Dataset content —
▼▼▼
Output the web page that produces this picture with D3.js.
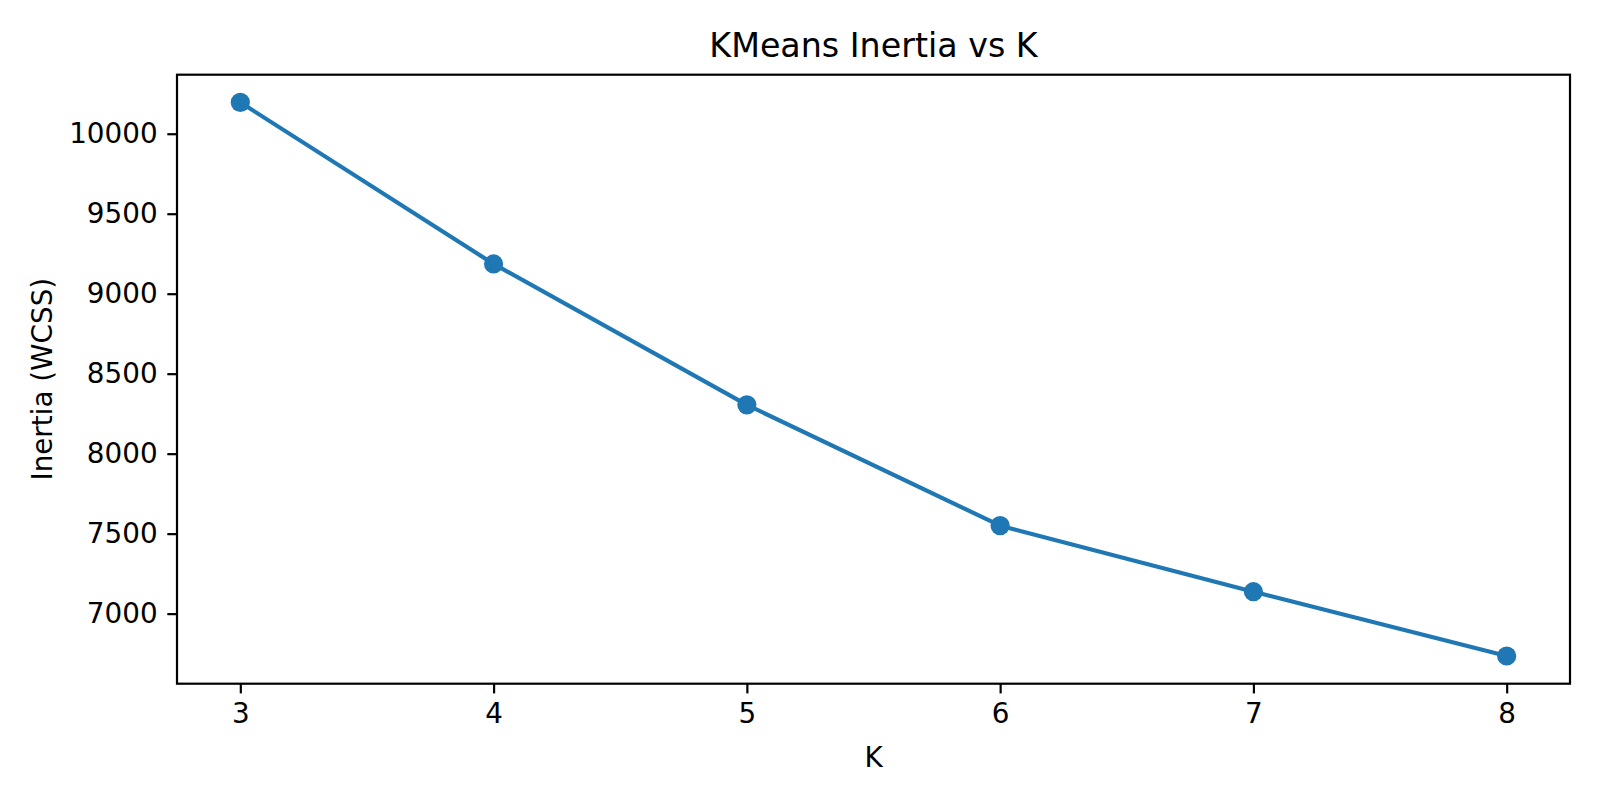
▲▲▲
▼▼▼
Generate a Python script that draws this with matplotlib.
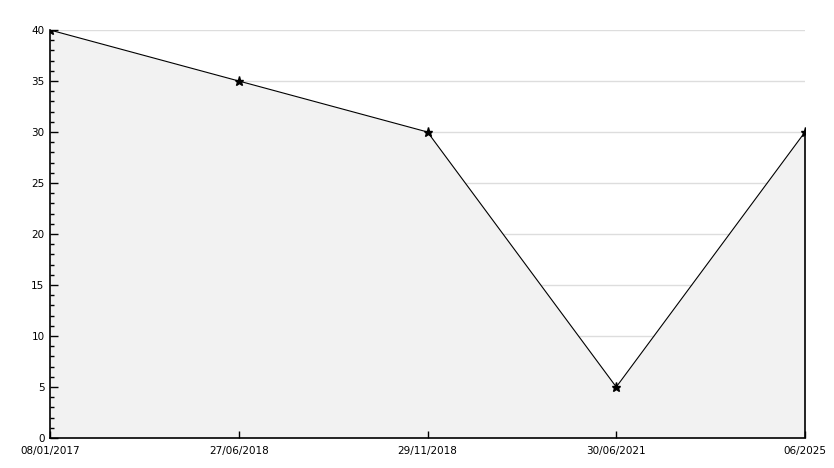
▲▲▲
▼▼▼
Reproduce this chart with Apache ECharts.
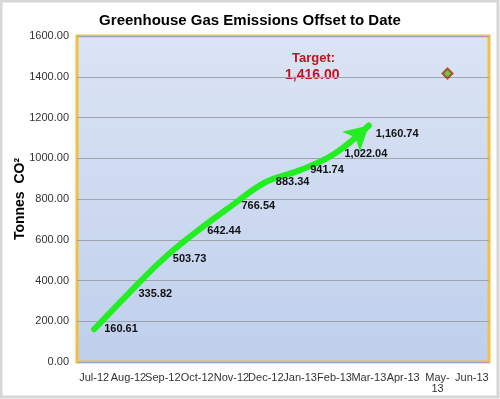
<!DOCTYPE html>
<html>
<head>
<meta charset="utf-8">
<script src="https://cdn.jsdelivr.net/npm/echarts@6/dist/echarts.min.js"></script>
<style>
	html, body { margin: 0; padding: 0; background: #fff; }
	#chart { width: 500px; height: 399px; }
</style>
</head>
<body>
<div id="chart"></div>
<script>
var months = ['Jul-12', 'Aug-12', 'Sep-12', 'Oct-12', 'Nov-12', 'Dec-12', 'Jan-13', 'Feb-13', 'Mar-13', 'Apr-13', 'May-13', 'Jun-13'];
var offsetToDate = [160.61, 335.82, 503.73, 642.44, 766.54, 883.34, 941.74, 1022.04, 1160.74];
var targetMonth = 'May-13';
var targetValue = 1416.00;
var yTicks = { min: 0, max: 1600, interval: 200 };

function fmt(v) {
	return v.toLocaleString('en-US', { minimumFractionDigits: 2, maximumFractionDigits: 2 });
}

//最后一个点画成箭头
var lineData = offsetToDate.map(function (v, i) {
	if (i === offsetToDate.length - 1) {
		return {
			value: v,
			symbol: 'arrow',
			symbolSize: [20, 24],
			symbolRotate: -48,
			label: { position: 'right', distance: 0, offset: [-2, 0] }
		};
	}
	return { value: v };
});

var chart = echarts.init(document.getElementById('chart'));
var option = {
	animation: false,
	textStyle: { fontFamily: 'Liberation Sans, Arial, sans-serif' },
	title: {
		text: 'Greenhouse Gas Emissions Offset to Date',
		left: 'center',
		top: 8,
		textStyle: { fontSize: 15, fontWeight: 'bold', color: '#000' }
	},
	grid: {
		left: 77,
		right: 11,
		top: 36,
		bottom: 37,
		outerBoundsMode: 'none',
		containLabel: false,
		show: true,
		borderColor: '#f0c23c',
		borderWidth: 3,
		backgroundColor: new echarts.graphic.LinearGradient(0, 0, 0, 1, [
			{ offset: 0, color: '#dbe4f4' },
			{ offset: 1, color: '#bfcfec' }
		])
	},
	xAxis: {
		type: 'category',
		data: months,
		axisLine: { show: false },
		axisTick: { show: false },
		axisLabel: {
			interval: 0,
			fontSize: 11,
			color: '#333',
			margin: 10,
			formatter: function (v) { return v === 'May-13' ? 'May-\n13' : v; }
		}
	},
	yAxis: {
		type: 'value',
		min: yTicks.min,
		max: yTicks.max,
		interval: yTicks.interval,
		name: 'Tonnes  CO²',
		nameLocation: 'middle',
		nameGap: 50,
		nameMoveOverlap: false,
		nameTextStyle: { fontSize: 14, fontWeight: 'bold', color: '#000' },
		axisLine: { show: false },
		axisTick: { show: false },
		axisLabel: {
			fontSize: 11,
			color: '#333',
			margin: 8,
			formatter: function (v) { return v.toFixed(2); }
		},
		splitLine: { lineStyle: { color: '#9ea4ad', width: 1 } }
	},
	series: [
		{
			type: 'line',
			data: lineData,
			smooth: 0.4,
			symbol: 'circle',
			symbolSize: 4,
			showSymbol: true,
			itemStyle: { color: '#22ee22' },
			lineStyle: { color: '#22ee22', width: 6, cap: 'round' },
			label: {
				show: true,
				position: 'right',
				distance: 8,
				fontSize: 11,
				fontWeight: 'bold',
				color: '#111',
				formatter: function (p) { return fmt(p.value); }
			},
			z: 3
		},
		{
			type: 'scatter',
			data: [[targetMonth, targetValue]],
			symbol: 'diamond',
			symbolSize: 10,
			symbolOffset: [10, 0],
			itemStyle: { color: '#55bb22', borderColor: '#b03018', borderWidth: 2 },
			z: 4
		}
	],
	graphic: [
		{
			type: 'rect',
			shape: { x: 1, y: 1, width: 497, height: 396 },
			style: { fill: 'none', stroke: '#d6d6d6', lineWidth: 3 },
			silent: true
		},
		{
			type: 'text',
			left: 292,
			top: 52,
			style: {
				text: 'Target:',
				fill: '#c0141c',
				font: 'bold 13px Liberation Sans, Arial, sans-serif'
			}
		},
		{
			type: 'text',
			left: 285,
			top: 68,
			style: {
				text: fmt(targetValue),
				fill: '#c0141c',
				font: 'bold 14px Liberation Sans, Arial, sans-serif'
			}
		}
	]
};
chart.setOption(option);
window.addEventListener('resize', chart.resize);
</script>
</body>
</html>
▲▲▲
Given task — Identify all lines in the records above with the word "that".

Response —
Output the web page that produces this picture with D3.js.
Generate a Python script that draws this with matplotlib.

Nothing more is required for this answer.